■ **What you should do**: Print the entries in full, word for word, but not the pictures.

*****

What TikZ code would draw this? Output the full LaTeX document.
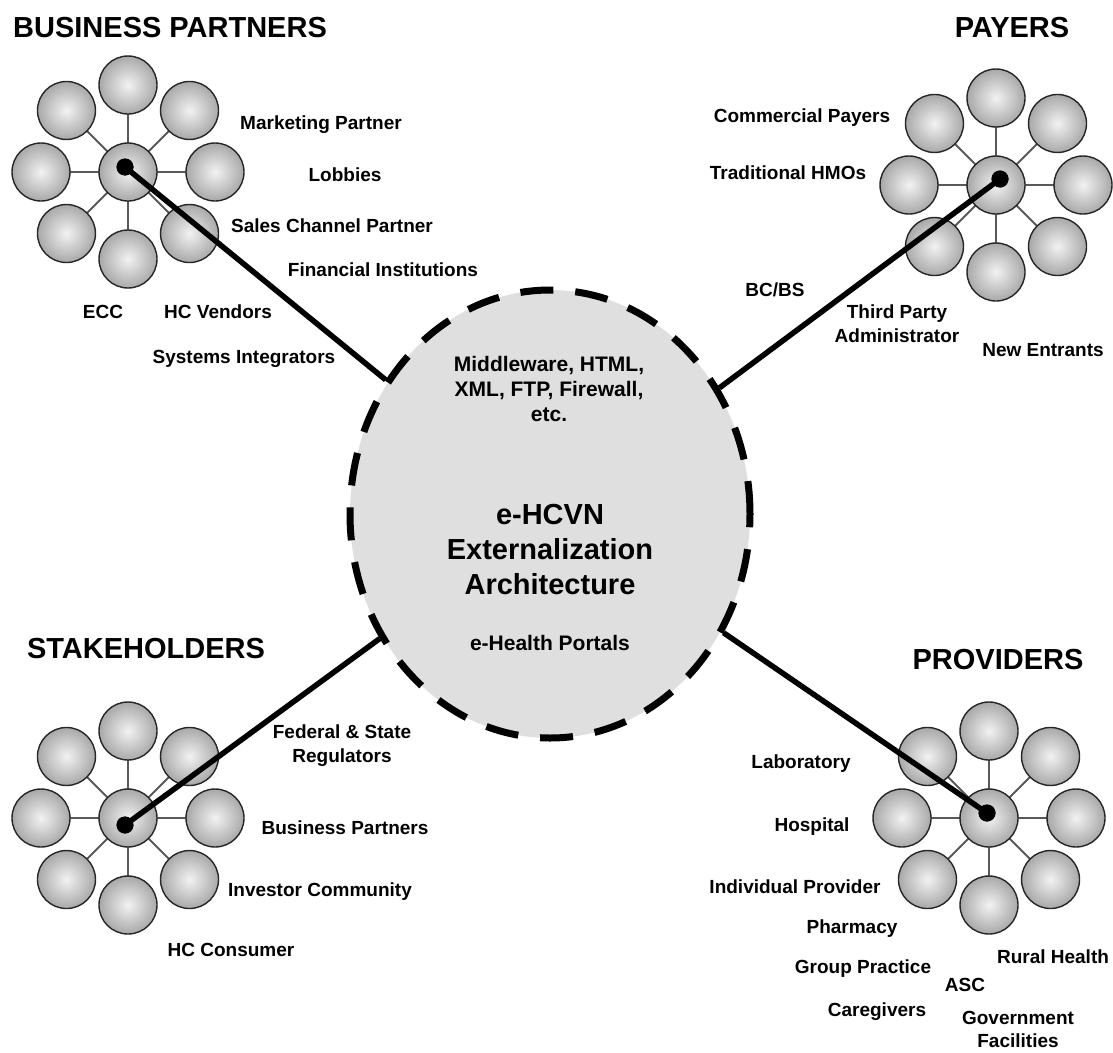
\documentclass[tikz,border=0pt]{standalone}
\usepackage{fontspec}
\setmainfont{Liberation Sans}
\usepackage{tikz}
\usetikzlibrary{shapes.geometric,positioning,calc}
\newcommand{\lblfont}{\fontsize{19}{24}\selectfont\bfseries}
\newcommand{\midfont}{\fontsize{21}{25}\selectfont\bfseries}
\newcommand{\headfont}{\fontsize{29}{35}\selectfont\bfseries}
\tikzset{
  ball/.style={circle, draw=black!85, line width=1.4pt, minimum size=58pt, inner sep=0pt, inner color=gray!10, outer color=gray!68},
  spoke/.style={gray!70!black, line width=2pt},
  hubdot/.style={circle, fill=black, minimum size=17pt, inner sep=0pt},
  link/.style={black, line width=5.5pt},
  lbl/.style={font=\lblfont, align=center, inner sep=0pt},
  midlbl/.style={font=\midfont, align=center, inner sep=0pt},
  head/.style={font=\headfont, inner sep=0pt},
}
% one cluster of nine balls: #1 name, #2 centre
\newcommand{\ballcluster}[2]{%
  \coordinate (#1) at (#2);
  \foreach \a in {0,45,...,315} {
    \draw[spoke] (#1) -- ++(\a:87);
    \node[ball] (#1-\a) at ($(#1)+(\a:87)$) {};
  }
  \node[ball] (#1-c) at (#1) {};
}
\begin{document}
\begin{tikzpicture}[x=1pt, y=-1pt]
\useasboundingbox (0,0) rectangle (1113,1052);

% central hub
\node[ellipse, draw=black, fill=gray!25, line width=7pt, dash pattern=on 33pt off 22pt, minimum width=400pt, minimum height=448pt] (hub) at (550,514) {};
\node[midlbl] (mw) at (549,389) {Middleware, HTML,\\XML, FTP, Firewall,\\etc.};
\node[head, align=center] (title) at (550,550) {e-HCVN\\Externalization\\Architecture};
\node[midlbl] (portals) at (550,643) {e-Health Portals};

% clusters
\ballcluster{bp}{128,172}
\ballcluster{py}{996,185}
\ballcluster{sh}{128,818}
\ballcluster{pv}{989,818}

\node[hubdot] (bpdot) at (125,167) {};
\node[hubdot] (pydot) at (1000,179) {};
\node[hubdot] (shdot) at (125,825) {};
\node[hubdot] (pvdot) at (987,813) {};

\draw[link] (bpdot.center) -- (hub);
\draw[link] (pydot.center) -- (hub);
\draw[link] (shdot.center) -- (hub);
\draw[link] (pvdot.center) -- (hub);
\foreach \d in {bpdot,pydot,shdot,pvdot} \node[hubdot] at (\d) {};

% headings
\node[head, anchor=west] (bphead) at (13,28) {BUSINESS PARTNERS};
\node[head] (pyhead) at (1012,28) {PAYERS};
\node[head] (shhead) at (146,649) {STAKEHOLDERS};
\node[head] (pvhead) at (998,660) {PROVIDERS};

% business partners
\node[lbl] (mkt) at (321,125) {Marketing Partner};
\node[lbl] (lob) at (345,175) {Lobbies};
\node[lbl] (scp) at (332,226) {Sales Channel Partner};
\node[lbl] (fin) at (383,270) {Financial Institutions};
\node[lbl] (ecc) at (103,312) {ECC};
\node[lbl] (hcv) at (218,312) {HC Vendors};
\node[lbl] (sys) at (244,359) {Systems Integrators};

% payers
\node[lbl] (com) at (802,118) {Commercial Payers};
\node[lbl] (hmo) at (788,173) {Traditional HMOs};
\node[lbl] (bcbs) at (775,290) {BC/BS};
\node[lbl] (tpa) at (897,324) {Third Party\\Administrator};
\node[lbl] (new) at (1043,350) {New Entrants};

% stakeholders
\node[lbl] (fed) at (342,746) {Federal \& State\\Regulators};
\node[lbl] (bus) at (345,828) {Business Partners};
\node[lbl] (inv) at (320,892) {Investor Community};
\node[lbl] (hcc) at (231,950) {HC Consumer};

% providers
\node[lbl] (lab) at (801,764) {Laboratory};
\node[lbl] (hos) at (812,827) {Hospital};
\node[lbl] (ind) at (795,887) {Individual Provider};
\node[lbl] (pha) at (852,929) {Pharmacy};
\node[lbl] (grp) at (863,969) {Group Practice};
\node[lbl] (care) at (877,1012) {Caregivers};
\node[lbl] (asc) at (965,985) {ASC};
\node[lbl] (rur) at (1053,957) {Rural Health};
\node[lbl, font=\fontsize{19}{23}\selectfont\bfseries] (gov) at (1018,1029) {Government\\Facilities};
\end{tikzpicture}
\end{document}
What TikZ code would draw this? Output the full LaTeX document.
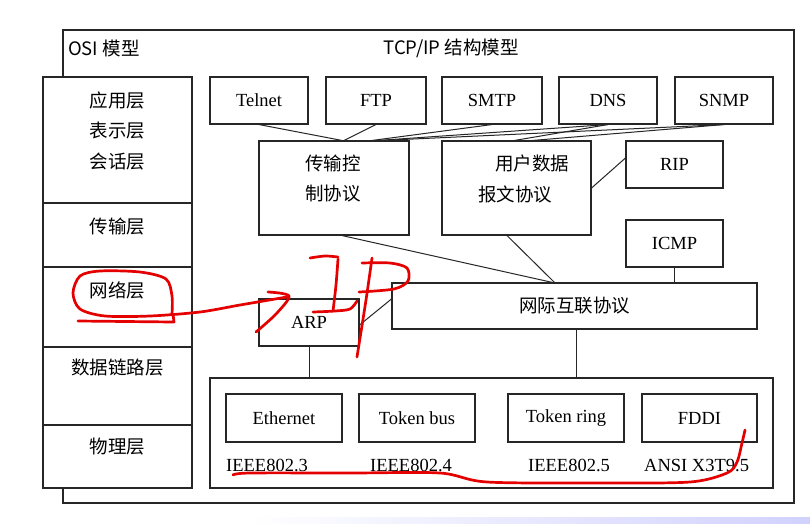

*****

■ **Task answer**:
What TikZ code would draw this? Output the full LaTeX document.
\documentclass[tikz,border=0pt]{standalone}
\usepackage{fontspec}
\setmainfont{Liberation Sans}
\usepackage{tikz}
\usetikzlibrary{shapes.geometric,positioning,calc}
\newcommand{\lblfont}{\fontsize{19}{24}\selectfont\bfseries}
\newcommand{\midfont}{\fontsize{21}{25}\selectfont\bfseries}
\newcommand{\headfont}{\fontsize{29}{35}\selectfont\bfseries}
\tikzset{
  ball/.style={circle, draw=black!85, line width=1.4pt, minimum size=58pt, inner sep=0pt, inner color=gray!10, outer color=gray!68},
  spoke/.style={gray!70!black, line width=2pt},
  hubdot/.style={circle, fill=black, minimum size=17pt, inner sep=0pt},
  link/.style={black, line width=5.5pt},
  lbl/.style={font=\lblfont, align=center, inner sep=0pt},
  midlbl/.style={font=\midfont, align=center, inner sep=0pt},
  head/.style={font=\headfont, inner sep=0pt},
}
% one cluster of nine balls: #1 name, #2 centre
\newcommand{\ballcluster}[2]{%
  \coordinate (#1) at (#2);
  \foreach \a in {0,45,...,315} {
    \draw[spoke] (#1) -- ++(\a:87);
    \node[ball] (#1-\a) at ($(#1)+(\a:87)$) {};
  }
  \node[ball] (#1-c) at (#1) {};
}
\begin{document}
\begin{tikzpicture}[x=1pt, y=-1pt]
\useasboundingbox (0,0) rectangle (1113,1052);

% central hub
\node[ellipse, draw=black, fill=gray!25, line width=7pt, dash pattern=on 33pt off 22pt, minimum width=400pt, minimum height=448pt] (hub) at (550,514) {};
\node[midlbl] (mw) at (549,389) {Middleware, HTML,\\XML, FTP, Firewall,\\etc.};
\node[head, align=center] (title) at (550,550) {e-HCVN\\Externalization\\Architecture};
\node[midlbl] (portals) at (550,643) {e-Health Portals};

% clusters
\ballcluster{bp}{128,172}
\ballcluster{py}{996,185}
\ballcluster{sh}{128,818}
\ballcluster{pv}{989,818}

\node[hubdot] (bpdot) at (125,167) {};
\node[hubdot] (pydot) at (1000,179) {};
\node[hubdot] (shdot) at (125,825) {};
\node[hubdot] (pvdot) at (987,813) {};

\draw[link] (bpdot.center) -- (hub);
\draw[link] (pydot.center) -- (hub);
\draw[link] (shdot.center) -- (hub);
\draw[link] (pvdot.center) -- (hub);
\foreach \d in {bpdot,pydot,shdot,pvdot} \node[hubdot] at (\d) {};

% headings
\node[head, anchor=west] (bphead) at (13,28) {BUSINESS PARTNERS};
\node[head] (pyhead) at (1012,28) {PAYERS};
\node[head] (shhead) at (146,649) {STAKEHOLDERS};
\node[head] (pvhead) at (998,660) {PROVIDERS};

% business partners
\node[lbl] (mkt) at (321,125) {Marketing Partner};
\node[lbl] (lob) at (345,175) {Lobbies};
\node[lbl] (scp) at (332,226) {Sales Channel Partner};
\node[lbl] (fin) at (383,270) {Financial Institutions};
\node[lbl] (ecc) at (103,312) {ECC};
\node[lbl] (hcv) at (218,312) {HC Vendors};
\node[lbl] (sys) at (244,359) {Systems Integrators};

% payers
\node[lbl] (com) at (802,118) {Commercial Payers};
\node[lbl] (hmo) at (788,173) {Traditional HMOs};
\node[lbl] (bcbs) at (775,290) {BC/BS};
\node[lbl] (tpa) at (897,324) {Third Party\\Administrator};
\node[lbl] (new) at (1043,350) {New Entrants};

% stakeholders
\node[lbl] (fed) at (342,746) {Federal \& State\\Regulators};
\node[lbl] (bus) at (345,828) {Business Partners};
\node[lbl] (inv) at (320,892) {Investor Community};
\node[lbl] (hcc) at (231,950) {HC Consumer};

% providers
\node[lbl] (lab) at (801,764) {Laboratory};
\node[lbl] (hos) at (812,827) {Hospital};
\node[lbl] (ind) at (795,887) {Individual Provider};
\node[lbl] (pha) at (852,929) {Pharmacy};
\node[lbl] (grp) at (863,969) {Group Practice};
\node[lbl] (care) at (877,1012) {Caregivers};
\node[lbl] (asc) at (965,985) {ASC};
\node[lbl] (rur) at (1053,957) {Rural Health};
\node[lbl, font=\fontsize{19}{23}\selectfont\bfseries] (gov) at (1018,1029) {Government\\Facilities};
\end{tikzpicture}
\end{document}
What TikZ code would draw this? Output the full LaTeX document.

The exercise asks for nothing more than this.